Der effzeh könnte dennoch mehr zur Weiterentwicklung beitragen. Insbesondere bei der Werbung. Während der Klub auf seinen Social-Media-Kanälen zuletzt vor allem die E-Sports-Abteilung anpries, sind Hinweise auf anstehende Spiele der Frauen kaum vorhanden. “Derzeit haben wir einen Zuschauerschnitt von 150 bis 200 Leuten pro Spiel. Die kenne ich aber, platt gesagt, alle persönlich” sagt Nicole Bender. Hinweise auf anstehende Heimspiele wären eine Möglichkeit, um mehr Leute anzulocken. Als das Spiel der Herrenmannschaft gegen Duisburg ausfiel, setzte der Klub einen Tweet ab – ein fast einmaliges Ereignis. “Es motiviert Sportler unglaublich stark, wenn ihnen mehr Leute zuschauen. Wir spielten vor Jahren mal gegen die Bayern, aber vor 1000 Leuten. Das hat uns so gepusht, dass wir das Spiel sogar gewannen” fügt sie hinzu.

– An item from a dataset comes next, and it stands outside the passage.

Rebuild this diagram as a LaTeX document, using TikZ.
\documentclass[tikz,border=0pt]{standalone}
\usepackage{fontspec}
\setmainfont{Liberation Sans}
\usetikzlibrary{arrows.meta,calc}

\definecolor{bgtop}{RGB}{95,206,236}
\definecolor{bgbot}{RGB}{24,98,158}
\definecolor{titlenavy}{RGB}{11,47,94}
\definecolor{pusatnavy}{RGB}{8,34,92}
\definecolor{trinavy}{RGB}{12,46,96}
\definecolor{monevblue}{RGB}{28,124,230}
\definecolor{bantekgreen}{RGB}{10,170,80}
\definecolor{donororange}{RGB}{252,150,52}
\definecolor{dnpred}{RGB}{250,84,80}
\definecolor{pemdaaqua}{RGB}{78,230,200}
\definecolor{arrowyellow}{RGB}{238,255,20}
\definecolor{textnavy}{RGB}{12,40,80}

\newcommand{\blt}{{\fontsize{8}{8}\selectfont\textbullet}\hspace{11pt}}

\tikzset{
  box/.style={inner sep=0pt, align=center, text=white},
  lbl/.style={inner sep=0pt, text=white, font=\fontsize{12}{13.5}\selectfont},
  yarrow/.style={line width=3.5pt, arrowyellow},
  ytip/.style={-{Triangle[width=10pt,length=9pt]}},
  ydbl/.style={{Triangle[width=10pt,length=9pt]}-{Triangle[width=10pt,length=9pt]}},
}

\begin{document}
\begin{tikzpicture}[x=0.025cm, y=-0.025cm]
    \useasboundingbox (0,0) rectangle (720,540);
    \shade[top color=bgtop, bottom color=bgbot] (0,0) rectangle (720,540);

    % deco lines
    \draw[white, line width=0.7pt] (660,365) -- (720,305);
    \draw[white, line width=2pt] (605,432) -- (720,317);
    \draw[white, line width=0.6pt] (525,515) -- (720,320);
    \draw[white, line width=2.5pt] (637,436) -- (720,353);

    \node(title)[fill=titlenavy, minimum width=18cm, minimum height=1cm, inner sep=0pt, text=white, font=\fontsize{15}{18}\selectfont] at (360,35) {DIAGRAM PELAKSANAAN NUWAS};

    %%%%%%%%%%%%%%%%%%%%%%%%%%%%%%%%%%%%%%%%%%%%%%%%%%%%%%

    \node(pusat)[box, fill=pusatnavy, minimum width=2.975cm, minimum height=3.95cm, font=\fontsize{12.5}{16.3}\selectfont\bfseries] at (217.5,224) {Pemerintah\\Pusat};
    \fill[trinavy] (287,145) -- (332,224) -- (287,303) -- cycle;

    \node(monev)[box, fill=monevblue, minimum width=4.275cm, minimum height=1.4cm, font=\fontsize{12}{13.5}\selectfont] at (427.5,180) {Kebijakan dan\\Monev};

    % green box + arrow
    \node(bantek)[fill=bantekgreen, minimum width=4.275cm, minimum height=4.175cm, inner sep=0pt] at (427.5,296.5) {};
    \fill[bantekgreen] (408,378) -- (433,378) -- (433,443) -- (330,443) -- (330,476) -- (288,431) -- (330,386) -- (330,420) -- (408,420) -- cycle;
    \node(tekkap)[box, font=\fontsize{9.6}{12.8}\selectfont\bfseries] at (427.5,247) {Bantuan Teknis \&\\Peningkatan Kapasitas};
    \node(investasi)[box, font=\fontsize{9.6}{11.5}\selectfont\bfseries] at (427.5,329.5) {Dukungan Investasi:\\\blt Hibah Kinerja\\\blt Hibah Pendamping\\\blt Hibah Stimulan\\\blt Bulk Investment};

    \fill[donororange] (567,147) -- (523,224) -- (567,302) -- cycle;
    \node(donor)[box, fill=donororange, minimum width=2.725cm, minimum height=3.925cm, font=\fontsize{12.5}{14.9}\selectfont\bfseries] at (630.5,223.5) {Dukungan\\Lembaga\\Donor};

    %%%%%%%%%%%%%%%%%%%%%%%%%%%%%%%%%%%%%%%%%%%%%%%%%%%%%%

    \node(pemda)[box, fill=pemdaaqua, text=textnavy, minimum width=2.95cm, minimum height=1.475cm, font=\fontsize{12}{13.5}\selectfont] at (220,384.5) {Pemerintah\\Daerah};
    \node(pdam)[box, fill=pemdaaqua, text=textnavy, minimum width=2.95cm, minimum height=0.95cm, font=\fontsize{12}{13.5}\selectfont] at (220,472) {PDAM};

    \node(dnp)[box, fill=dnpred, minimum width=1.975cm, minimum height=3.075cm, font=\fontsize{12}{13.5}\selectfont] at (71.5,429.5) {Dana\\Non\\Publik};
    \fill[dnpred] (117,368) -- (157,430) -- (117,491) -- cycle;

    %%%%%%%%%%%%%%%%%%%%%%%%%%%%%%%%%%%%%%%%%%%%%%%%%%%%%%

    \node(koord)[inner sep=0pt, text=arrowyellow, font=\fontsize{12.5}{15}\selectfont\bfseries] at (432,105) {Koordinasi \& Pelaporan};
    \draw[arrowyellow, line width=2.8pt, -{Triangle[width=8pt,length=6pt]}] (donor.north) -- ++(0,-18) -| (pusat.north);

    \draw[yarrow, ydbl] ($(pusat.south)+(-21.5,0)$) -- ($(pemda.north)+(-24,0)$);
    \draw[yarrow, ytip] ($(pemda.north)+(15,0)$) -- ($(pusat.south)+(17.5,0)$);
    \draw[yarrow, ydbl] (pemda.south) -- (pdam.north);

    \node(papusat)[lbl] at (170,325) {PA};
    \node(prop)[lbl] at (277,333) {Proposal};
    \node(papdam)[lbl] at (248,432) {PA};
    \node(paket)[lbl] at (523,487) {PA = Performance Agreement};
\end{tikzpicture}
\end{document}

Ich möchte, dass bei uns alle Spielerinnen vom Sport leben können.

Auf ihr persönliches Ziel angesprochen, sagt sie: “Ich möchte, dass bei uns alle Spielerinnen vom Sport leben können. Es geht nicht darum, dass sie am Ende ausgesorgt haben. Sondern darum, dass sie sich komplett auf den Fußball konzentrieren können.” Sie ist überzeugt: “Wenn wir das umsetzen, würden viele Nationalspielerinnen sofort zu uns kommen. Das würde mehr Erfolg, mehr Aufmerksamkeit und mehr Einnahmen bedeuten.” Vergleiche mit dem Männerfußball weist sie zurück. “Das kann man nicht vergleichen, das sind letztlich zwei verschiedene Sportarten. So viel Geld wird im Frauenfußball nie unterwegs sein.”

Beim Gang durch die Kabinen und Katakomben ist trotzdem schnell klar: Diesen Bedingungen würde sich kein ambitionierter männlicher Fußballspieler freiwillig für eine Aufwandsentschädigung aussetzen. Im Frauenfußball gelten sie dagegen als fortschrittliche Basis.